Tandis que la pandémie s’assouplit, une telle mentalité peut contribuer à réduire le chômage et à favoriser la résilience dans le marché du travail au Canada. La clé consiste à créer les systèmes et les programmes adéquats pour aider les travailleurs à ne pas se laisser distancer par les changements continus en milieu de travail, à se tourner progressivement vers de nouveaux emplois et à s’adapter aux besoins évolutifs des entreprises.

En voici quelques exemples :

  • Palette Skills est un organisme sans but lucratif qui aide les travailleurs d’industries ébranlées qui en sont à la mi-carrière à développer la littératie numérique dont ils ont besoin pour se tourner vers des emplois à forte demande dans l’économie de l’innovation. Les participants reçoivent une formation intensive, rapide et ciblée dans un environnement où les employeurs peuvent jouer un rôle actif.
  • Nutrien, dont le siège social est situé à Saskatoon, est l’une des principales entreprises de fabrication d’engrais. Elle a transformé ses opérations de détail pour se démarquer dans le secteur des technologies agricoles. Les 3 500 agronomes et plus de Nutrien ont dû apprendre de nouvelles façons d’effectuer leur travail à l’aide d’outils numériques et de données afin d’aider les clients à prendre de meilleures décisions plus opportunes.
  • EllisDon, une entreprise de services de construction appartenant aux employés, prévoit une augmentation de la demande de ses services au cours des prochaines années et prend maintenant des mesures afin de s’y préparer. Elle a lancé des webinaires afin de perfectionner les compétences techniques des nouveaux travailleurs ou de ceux moins expérimentés. Elle met également en place des programmes de perfectionnement en leadership afin de s’assurer que la main-d’œuvre actuelle peut intégrer et gérer la prochaine génération d’employés qui se joindra à l’entreprise au fur et à mesure qu’elle se développera. 
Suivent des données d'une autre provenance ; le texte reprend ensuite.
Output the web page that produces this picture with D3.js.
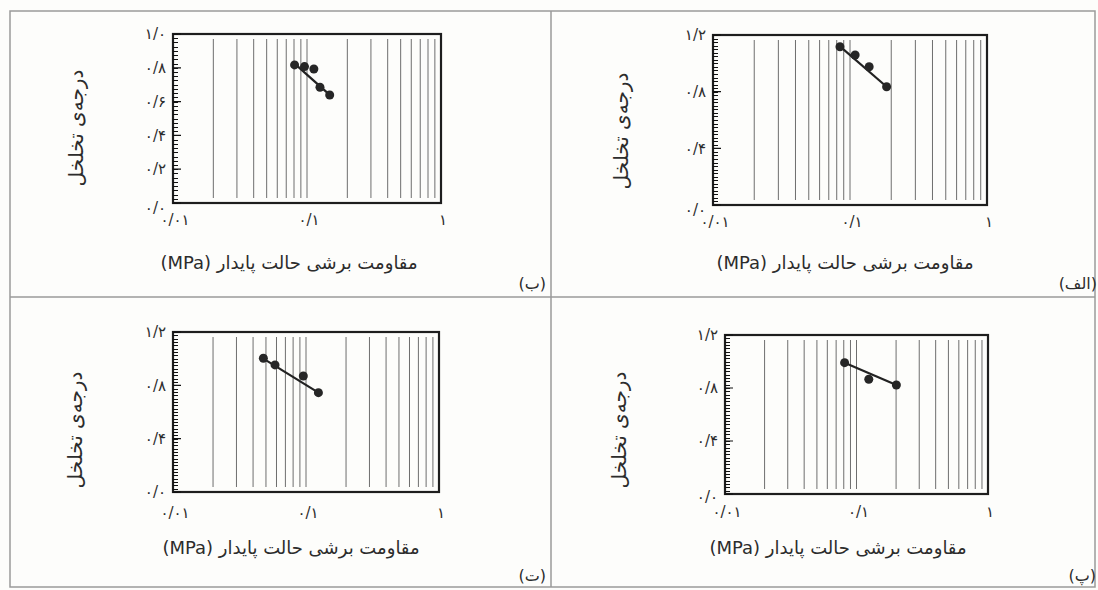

L’élément commun de ces programmes? Ils reposent tous sur les besoins réels de l’entreprise. Toutefois, pour surmonter les défis actuels du Canada en matière de chômage et créer la main-d’œuvre de demain, nous ne pouvons pas simplement compter sur quelques programmes de recyclage ciblés et initiatives de formation internes. Les employeurs, les gouvernements et les éducateurs doivent unir leurs forces afin d’élaborer des programmes de formation à grande échelle qui aideront les travailleurs à se tourner graduellement vers de nouveaux emplois ou à assumer de nouvelles tâches avec succès.
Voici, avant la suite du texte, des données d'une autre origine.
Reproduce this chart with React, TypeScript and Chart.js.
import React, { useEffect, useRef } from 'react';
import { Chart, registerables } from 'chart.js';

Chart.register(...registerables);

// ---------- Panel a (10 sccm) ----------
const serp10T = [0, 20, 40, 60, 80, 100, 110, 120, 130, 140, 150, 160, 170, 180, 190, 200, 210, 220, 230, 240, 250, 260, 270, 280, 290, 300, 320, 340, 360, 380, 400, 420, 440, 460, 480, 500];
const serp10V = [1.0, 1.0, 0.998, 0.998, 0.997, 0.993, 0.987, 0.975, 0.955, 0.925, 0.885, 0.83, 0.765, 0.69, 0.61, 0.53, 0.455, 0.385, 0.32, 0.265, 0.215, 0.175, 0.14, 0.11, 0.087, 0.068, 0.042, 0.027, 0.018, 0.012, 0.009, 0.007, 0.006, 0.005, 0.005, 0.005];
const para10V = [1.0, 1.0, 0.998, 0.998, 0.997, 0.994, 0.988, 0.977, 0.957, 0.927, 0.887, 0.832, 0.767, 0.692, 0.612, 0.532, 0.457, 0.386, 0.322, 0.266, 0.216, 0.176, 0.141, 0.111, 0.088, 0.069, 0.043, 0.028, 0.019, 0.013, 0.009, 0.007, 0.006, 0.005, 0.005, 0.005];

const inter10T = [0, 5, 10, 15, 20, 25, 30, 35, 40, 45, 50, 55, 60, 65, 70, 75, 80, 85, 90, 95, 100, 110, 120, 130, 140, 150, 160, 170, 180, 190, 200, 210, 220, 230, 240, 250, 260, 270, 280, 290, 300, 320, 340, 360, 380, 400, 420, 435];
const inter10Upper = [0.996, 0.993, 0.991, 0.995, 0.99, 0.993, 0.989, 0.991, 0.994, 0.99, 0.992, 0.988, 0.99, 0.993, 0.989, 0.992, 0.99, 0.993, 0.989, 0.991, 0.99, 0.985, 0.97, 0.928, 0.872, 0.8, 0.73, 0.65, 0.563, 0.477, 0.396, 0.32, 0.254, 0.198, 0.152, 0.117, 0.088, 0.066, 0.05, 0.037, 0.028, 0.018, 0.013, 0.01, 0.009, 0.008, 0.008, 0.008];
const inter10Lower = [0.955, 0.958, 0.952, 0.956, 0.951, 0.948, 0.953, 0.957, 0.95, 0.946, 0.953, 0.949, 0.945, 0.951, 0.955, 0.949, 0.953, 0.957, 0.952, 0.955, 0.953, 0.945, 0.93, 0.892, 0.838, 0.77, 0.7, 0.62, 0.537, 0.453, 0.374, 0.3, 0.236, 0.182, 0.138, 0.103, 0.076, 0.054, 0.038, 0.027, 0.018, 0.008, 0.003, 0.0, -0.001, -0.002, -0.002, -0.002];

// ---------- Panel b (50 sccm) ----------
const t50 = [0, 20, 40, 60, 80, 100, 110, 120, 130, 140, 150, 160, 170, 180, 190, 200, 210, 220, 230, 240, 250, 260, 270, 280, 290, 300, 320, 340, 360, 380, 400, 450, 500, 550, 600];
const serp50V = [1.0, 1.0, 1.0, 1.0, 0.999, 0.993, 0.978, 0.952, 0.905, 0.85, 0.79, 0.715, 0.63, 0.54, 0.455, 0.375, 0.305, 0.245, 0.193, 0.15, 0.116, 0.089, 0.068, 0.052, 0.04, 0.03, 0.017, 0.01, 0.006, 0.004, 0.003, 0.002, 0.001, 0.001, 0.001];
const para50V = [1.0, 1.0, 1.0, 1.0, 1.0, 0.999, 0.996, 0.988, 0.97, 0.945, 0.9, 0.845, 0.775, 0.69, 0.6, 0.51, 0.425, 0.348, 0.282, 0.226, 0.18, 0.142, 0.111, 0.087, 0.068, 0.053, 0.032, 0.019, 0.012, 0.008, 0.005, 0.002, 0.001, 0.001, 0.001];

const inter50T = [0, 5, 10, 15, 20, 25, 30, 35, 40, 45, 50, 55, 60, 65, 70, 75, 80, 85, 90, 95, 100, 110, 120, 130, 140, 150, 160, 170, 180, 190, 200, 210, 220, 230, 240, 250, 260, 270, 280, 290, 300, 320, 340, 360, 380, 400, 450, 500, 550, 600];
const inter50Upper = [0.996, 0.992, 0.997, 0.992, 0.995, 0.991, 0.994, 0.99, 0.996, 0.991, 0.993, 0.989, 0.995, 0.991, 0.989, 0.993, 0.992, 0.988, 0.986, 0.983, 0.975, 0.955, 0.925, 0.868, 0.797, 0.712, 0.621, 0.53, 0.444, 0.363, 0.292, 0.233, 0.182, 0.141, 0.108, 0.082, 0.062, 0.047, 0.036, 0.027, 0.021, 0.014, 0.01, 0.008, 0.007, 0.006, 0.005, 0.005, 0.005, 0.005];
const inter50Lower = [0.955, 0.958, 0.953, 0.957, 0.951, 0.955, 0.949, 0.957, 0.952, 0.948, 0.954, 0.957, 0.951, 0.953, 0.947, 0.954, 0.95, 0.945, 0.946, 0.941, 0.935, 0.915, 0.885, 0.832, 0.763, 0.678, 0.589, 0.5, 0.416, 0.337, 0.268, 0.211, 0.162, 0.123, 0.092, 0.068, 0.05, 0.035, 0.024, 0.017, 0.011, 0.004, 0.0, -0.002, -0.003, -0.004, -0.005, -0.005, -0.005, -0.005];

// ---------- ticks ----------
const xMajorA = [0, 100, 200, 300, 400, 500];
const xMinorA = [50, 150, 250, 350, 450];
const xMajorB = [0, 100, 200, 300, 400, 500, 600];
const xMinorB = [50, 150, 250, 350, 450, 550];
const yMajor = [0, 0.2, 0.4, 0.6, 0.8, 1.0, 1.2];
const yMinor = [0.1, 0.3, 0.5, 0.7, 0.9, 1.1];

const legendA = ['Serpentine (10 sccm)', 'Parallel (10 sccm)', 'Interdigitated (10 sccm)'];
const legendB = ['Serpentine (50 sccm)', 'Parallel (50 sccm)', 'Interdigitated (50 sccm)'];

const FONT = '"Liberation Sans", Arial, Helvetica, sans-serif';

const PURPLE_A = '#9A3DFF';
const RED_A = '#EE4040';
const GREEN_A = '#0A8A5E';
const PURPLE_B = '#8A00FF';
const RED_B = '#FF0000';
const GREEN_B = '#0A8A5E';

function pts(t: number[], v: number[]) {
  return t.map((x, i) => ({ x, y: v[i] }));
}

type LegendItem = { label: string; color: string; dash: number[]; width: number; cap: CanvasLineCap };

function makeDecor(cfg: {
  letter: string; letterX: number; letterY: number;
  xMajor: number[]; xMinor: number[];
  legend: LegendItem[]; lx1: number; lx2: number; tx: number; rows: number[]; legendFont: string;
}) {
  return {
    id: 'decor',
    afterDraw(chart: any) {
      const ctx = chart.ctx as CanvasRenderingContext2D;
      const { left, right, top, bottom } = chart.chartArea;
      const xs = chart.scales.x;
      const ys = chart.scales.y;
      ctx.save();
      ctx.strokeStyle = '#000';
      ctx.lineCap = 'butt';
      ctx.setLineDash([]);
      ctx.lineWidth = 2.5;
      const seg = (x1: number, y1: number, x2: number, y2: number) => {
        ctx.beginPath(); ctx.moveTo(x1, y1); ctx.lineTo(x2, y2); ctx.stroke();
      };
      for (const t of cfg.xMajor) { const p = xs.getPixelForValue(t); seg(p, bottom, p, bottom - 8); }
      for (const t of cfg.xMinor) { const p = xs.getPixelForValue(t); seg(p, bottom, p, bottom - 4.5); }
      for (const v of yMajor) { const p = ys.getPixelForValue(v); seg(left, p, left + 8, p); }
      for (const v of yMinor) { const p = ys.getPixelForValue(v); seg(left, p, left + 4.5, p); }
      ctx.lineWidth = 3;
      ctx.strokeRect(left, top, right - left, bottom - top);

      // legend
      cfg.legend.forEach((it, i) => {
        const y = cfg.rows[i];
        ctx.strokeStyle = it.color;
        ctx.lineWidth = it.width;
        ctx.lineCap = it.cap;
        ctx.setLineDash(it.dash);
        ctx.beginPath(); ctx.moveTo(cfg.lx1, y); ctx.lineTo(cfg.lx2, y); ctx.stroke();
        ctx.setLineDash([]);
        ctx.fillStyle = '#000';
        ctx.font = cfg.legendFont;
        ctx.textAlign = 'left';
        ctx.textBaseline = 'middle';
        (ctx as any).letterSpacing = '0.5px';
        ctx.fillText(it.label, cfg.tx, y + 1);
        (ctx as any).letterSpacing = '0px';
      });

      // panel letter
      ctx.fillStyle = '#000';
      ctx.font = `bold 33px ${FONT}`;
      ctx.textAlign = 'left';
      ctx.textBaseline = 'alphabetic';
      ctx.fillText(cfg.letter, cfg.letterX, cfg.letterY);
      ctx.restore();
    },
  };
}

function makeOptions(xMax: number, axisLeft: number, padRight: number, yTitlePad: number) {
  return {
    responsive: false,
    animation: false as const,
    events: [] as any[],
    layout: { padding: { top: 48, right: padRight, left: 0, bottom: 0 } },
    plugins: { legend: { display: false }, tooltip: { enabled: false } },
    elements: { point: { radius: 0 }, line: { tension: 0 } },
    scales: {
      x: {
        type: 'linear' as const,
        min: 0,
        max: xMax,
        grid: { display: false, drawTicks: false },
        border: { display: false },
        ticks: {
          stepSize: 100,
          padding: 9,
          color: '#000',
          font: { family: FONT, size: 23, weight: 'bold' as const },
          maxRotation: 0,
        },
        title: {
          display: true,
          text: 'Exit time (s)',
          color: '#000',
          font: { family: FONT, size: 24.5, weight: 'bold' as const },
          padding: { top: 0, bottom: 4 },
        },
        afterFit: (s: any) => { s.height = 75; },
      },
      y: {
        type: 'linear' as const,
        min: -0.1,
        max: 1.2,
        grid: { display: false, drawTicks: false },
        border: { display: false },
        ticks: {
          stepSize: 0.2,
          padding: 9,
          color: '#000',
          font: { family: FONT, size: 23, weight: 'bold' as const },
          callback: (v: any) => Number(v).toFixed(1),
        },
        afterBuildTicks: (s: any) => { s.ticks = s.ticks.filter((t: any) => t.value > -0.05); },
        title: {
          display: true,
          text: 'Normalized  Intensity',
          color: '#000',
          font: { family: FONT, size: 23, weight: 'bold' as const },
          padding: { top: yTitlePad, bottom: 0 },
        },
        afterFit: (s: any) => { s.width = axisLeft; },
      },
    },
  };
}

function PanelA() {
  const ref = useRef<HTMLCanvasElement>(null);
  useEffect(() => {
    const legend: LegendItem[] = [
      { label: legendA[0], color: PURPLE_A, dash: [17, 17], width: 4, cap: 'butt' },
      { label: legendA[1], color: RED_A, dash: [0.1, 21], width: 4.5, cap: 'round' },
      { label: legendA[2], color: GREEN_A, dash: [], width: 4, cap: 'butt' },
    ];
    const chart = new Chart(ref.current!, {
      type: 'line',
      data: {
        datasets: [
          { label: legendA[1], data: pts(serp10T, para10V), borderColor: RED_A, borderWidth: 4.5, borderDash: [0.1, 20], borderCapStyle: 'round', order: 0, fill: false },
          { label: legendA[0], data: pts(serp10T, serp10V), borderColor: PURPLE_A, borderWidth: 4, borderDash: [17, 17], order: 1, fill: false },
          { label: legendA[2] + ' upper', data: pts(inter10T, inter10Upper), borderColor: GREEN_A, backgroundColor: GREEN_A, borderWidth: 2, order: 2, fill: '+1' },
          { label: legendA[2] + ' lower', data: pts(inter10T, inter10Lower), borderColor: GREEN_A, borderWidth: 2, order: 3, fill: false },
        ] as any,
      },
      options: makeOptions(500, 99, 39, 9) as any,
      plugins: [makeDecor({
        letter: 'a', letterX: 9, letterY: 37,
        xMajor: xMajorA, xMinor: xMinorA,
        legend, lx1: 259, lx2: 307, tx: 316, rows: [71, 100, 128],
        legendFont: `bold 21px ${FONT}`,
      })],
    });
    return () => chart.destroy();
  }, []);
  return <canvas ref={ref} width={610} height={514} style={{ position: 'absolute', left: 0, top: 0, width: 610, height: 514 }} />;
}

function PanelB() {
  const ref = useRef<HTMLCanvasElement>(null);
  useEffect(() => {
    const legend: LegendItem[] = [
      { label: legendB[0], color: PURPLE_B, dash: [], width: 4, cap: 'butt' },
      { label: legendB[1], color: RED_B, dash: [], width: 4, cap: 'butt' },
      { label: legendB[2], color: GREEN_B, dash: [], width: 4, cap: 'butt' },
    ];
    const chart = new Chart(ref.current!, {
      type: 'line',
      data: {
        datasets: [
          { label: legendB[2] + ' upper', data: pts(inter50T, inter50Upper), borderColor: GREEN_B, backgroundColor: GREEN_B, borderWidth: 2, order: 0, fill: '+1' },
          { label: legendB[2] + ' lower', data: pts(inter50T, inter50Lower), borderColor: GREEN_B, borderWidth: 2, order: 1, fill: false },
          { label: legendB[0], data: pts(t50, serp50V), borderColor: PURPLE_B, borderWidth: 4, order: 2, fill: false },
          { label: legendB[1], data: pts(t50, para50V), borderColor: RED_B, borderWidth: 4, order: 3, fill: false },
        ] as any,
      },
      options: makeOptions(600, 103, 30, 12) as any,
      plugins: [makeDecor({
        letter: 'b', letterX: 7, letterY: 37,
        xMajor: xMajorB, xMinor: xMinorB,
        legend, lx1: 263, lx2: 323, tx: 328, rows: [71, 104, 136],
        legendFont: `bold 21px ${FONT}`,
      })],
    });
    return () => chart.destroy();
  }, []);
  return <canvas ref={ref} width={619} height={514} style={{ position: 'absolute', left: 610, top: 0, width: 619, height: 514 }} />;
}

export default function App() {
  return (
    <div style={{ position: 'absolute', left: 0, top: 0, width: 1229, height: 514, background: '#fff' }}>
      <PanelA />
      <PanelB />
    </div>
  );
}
L’appui du secteur public sera particulièrement essentiel pour les petites et moyennes entreprises dont les ressources sont insuffisantes pour lancer leurs propres programmes de recyclage internes. Pour certains, il sera plus logique de mettre en place des initiatives visant à aider les entreprises et les travailleurs d’une seule industrie. Pour d’autres, il pourrait être plus approprié d’adopter une approche intersectorielle axée sur les compétences qui sont rares dans de nombreuses industries. D’une manière ou d’une autre, les employeurs doivent participer activement à la conception des programmes et avoir des intérêts en jeu pour en assurer leur réussite.

L’OCDE estime que 1,1 milliard d’emplois dans le monde, soit près du tiers de tous les emplois à l’échelle internationale, sont susceptibles de subir des changements radicaux en raison de la technologie au cours de la prochaine décennie. Notre pays n’échappera pas à cette transformation. Nous devons nous y mettre dès maintenant afin de nous assurer que les Canadiens sont prêts à faire face à la nature changeante du travail et du milieu de travail.